Quelli che parlano con i coniglietti
C’è chi troverebbe un segno del destino in alcune coincidenze e con questo dare un senso alle difficoltà quotidiane. È certo che sentire Benedetta cantare “Mad world” mi ha richiamato alla mente Donnie Darko, un film che avevo visto, ma che dopo quasi diciotto anni e tante esperienze vissute, ha avuto tutto altro significato.
Al di là della tematica relativa alla comprensione delle leggi che regolano l’universo, della possibilità che esista un universo parallelo (nel film il professore di scienze consiglia a Donnie di leggere “Dal big bang ai buchi neri” di Stephen Hawking), la protagonista è la schizofrenia adolescenziale che forse, in maniera troppo scontata, il regista rappresenta con la figura del coniglio Frank, avvalorando il luogo comune che vede gli schizofrenici “parlare con i coniglietti”.
La schizofrenia colpisce circa l’1% della popolazione ed è correlata alla delezione del cromosoma 22, che è tra quelli coinvolti nell’autismo. Non tutti quelli che hanno tale anomalia manifestano il disturbo; sembra che sia importante l’espressività genica, ossia tutto quello che riguarda l’RNA messaggero, il filamento costituito da una serie di triplette di basi azotate complementari a quelle del DNA, responsabile della sintesi delle proteine. Quale può essere il trigger, cioè lo stimolo che fa sì che l’anomalia si esprima clinicamente?
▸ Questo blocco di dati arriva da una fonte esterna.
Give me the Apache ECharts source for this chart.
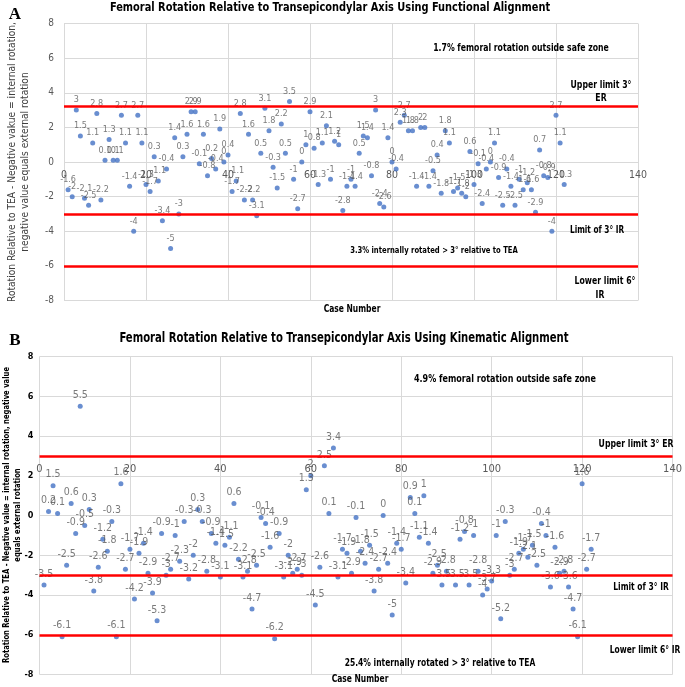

Gli scienziati hanno trovato una riduzione delle dimensioni dell’ippocampo, struttura cerebrale collegata alle emozioni e alla memoria.
Il 30% delle persone con delezione 22 sviluppa sintomi psicotici tipo allucinazioni uditive (sentire le voci), problemi di memoria, disturbi relativi ad un’alterata percezione della realtà, difficoltà alla socializzazione con forte paranoia. È nota da tempo la stretta relazione tra schizofrenia ed ippocampo, ma questo lavoro del giugno 2019 (https://www.nature.com/articles/s41380-019-0443-z), correla questa struttura cerebrale alla delezione 22. È stato visto che l’ippocampo del gruppo con la delezione cromosomica, pur piccolo rispetto alla norma, presenta una crescita identica al gruppo di controllo. All’interno dell’ippocampo, c’è una porzione – detta CA3 – che non è coinvolta dalla generale riduzione delle dimensioni. Questa area è quella che presiede alla memorizzazione.
Intorno ai 17-18 anni, le persone con i sintomi conclamati della schizofrenia hanno sia la riduzione dell’ippocampo che dell’area CA3. Gli scienziati hanno ipotizzato che, in risposta a ciò, l’ippocampo sia sottoposto ad un surplus di lavoro di tipo compensativo che causerebbe uno stress e con questo tutta una cascata di reazioni biochimiche che libererebbero fattori infiammatori, aggravanti il quadro. Lo sviluppo di tale ricerca sarà sicuramente rivolta a valutare l’uso degli antiossidanti per migliorare la sintomatologia clinica. Se convivere con la neurodiversità è un impegno gravoso da entrambe le parti, la presenza della schizofrenia è indubbiamente un elemento in grado di piegare psichicamente famiglie già duramente provate.